The Chinese manufacturing figure -- the HSBC Purchasing Managers' Index, released early Thursday -- came in at 49.6 for January, versus an expected 50.6. Any number below 50 indicates contraction in the manufacturing sector and furthers the belief that the Chinese economy is slowing down.
Weak Chinese economic figures are now seen as a developing trend. At the beginning of January, numbers for Chinese manufacturing and services sectors came in well below expectations, which was especially surprising given that those sectors outperformed expectations in the U.S. and Europe.
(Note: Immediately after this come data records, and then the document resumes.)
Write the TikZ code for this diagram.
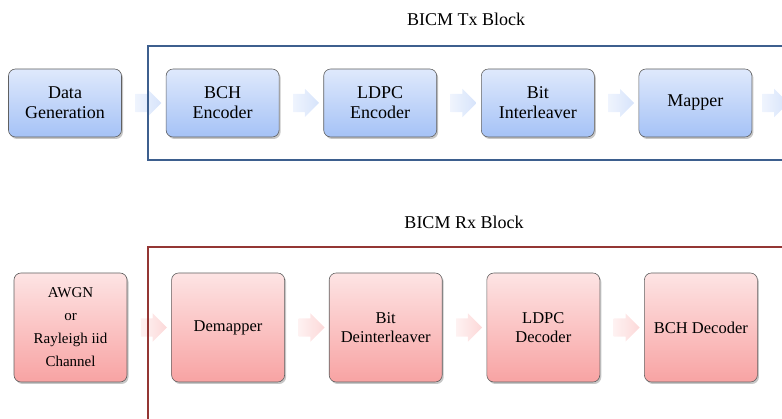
\documentclass[tikz,border=0pt]{standalone}
\usepackage{fontspec}
\setmainfont{Liberation Serif}
\usetikzlibrary{arrows.meta, positioning, shapes.arrows, shadows, calc}

\definecolor{txframe}{HTML}{3D5F8E}
\definecolor{rxframe}{HTML}{943634}
\definecolor{txtop}{HTML}{DFE9FC}
\definecolor{txbot}{HTML}{A5C2F6}
\definecolor{rxtop}{HTML}{FDE4E4}
\definecolor{rxbot}{HTML}{F8A3A3}

\begin{document}
\begin{tikzpicture}[x=1pt, y=-1pt,
    block/.style={draw=gray!75!black, line width=0.6pt, rounded corners=7pt,
        minimum width=113pt, align=center, inner sep=0pt,
        drop shadow={fill=black!22, opacity=1, shadow xshift=1.5pt, shadow yshift=-2pt}},
    txblock/.style={block, minimum height=68pt, top color=txtop, bottom color=txbot,
        font=\fontsize{18}{20}\selectfont},
    rxblock/.style={block, minimum height=109pt, top color=rxtop, bottom color=rxbot,
        font=\fontsize{16.5}{18.5}\selectfont},
    flow/.style={single arrow, single arrow head extend=5pt, minimum height=26pt,
        minimum width=28pt, inner xsep=0pt, inner ysep=9pt},
    txflow/.style={flow, left color=txtop!50, right color=txbot!45},
    rxflow/.style={flow, left color=rxtop!50, right color=rxbot!42},
    title/.style={font=\fontsize{18}{20}\selectfont}]
    \useasboundingbox (0,0) rectangle (782,419);
    \clip (0,0) rectangle (782,419);

    % Tx chain
    \node[txblock] (gen) at (65,103) {Data\\Generation};
    \node[txblock, right=44pt of gen] (bchenc) {BCH\\Encoder};
    \node[txblock, right=44pt of bchenc] (ldpcenc) {LDPC\\Encoder};
    \node[txblock, right=44pt of ldpcenc] (intl) {Bit\\Interleaver};
    \node[txblock, right=44pt of intl] (mapper) {Mapper};

    \node[txflow] (t1) at ($(gen.east)!0.5!(bchenc.west)$) {};
    \node[txflow] (t2) at ($(bchenc.east)!0.5!(ldpcenc.west)$) {};
    \node[txflow] (t3) at ($(ldpcenc.east)!0.5!(intl.west)$) {};
    \node[txflow] (t4) at ($(intl.east)!0.5!(mapper.west)$) {};
    \node[txflow, right=10pt of mapper] (t5) {};

    % Rx chain
    \node[rxblock, font=\fontsize{15}{23}\selectfont] (chan) at (70.5,327.5)
        {AWGN\\or\\Rayleigh iid\\Channel};
    \node[rxblock, right=44pt of chan] (demap) {Demapper};
    \node[rxblock, right=44pt of demap] (deintl) {Bit\\Deinterleaver};
    \node[rxblock, right=44pt of deintl] (ldpcdec) {LDPC\\Decoder};
    \node[rxblock, right=44pt of ldpcdec] (bchdec) {BCH Decoder};

    \node[rxflow] (r1) at ($(chan.east)!0.5!(demap.west)$) {};
    \node[rxflow] (r2) at ($(demap.east)!0.5!(deintl.west)$) {};
    \node[rxflow] (r3) at ($(deintl.east)!0.5!(ldpcdec.west)$) {};
    \node[rxflow] (r4) at ($(ldpcdec.east)!0.5!(bchdec.west)$) {};

    % Block frames
    \draw[txframe, line width=2.5pt] (800,46) -- (148,46) -- (148,160) -- (800,160);
    \draw[rxframe, line width=2.5pt] (800,247) -- (148,247) -- (148,440);

    \node[title] (txlabel) at (466,19) {BICM Tx Block};
    \node[title] (rxlabel) at (464,222) {BICM Rx Block};
\end{tikzpicture}
\end{document}
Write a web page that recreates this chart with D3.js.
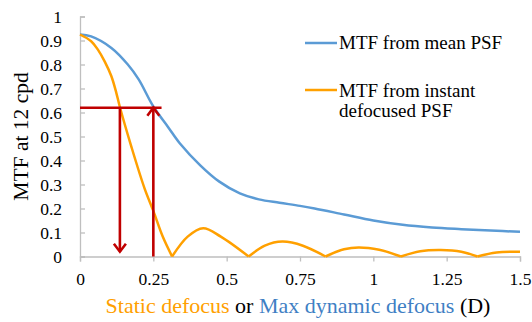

Meanwhile, Chinese growth figures reported last week confirmed fears about a slowdown in China, as gross domestic product growth for 2013 was reported at 7.7%, getting closer to an important threshold of 7%. The growth rate in China has been gradually declining the past few years, and many believe that once the rate falls below 7%, the country will officially be slowing down.
Weakness in China hurts emerging markets which rely heavily on Chinese demand for their countries' resources.
The emerging-market equity index, pictured below, formed a large head-and-shoulders pattern from September till earlier this month. The catalyst for a break lower came from weakening Chinese economy and higher U.S. interest rates.
The index looks to be in a strong downtrend and could continue to move lower until China reverses its economic sluggishness.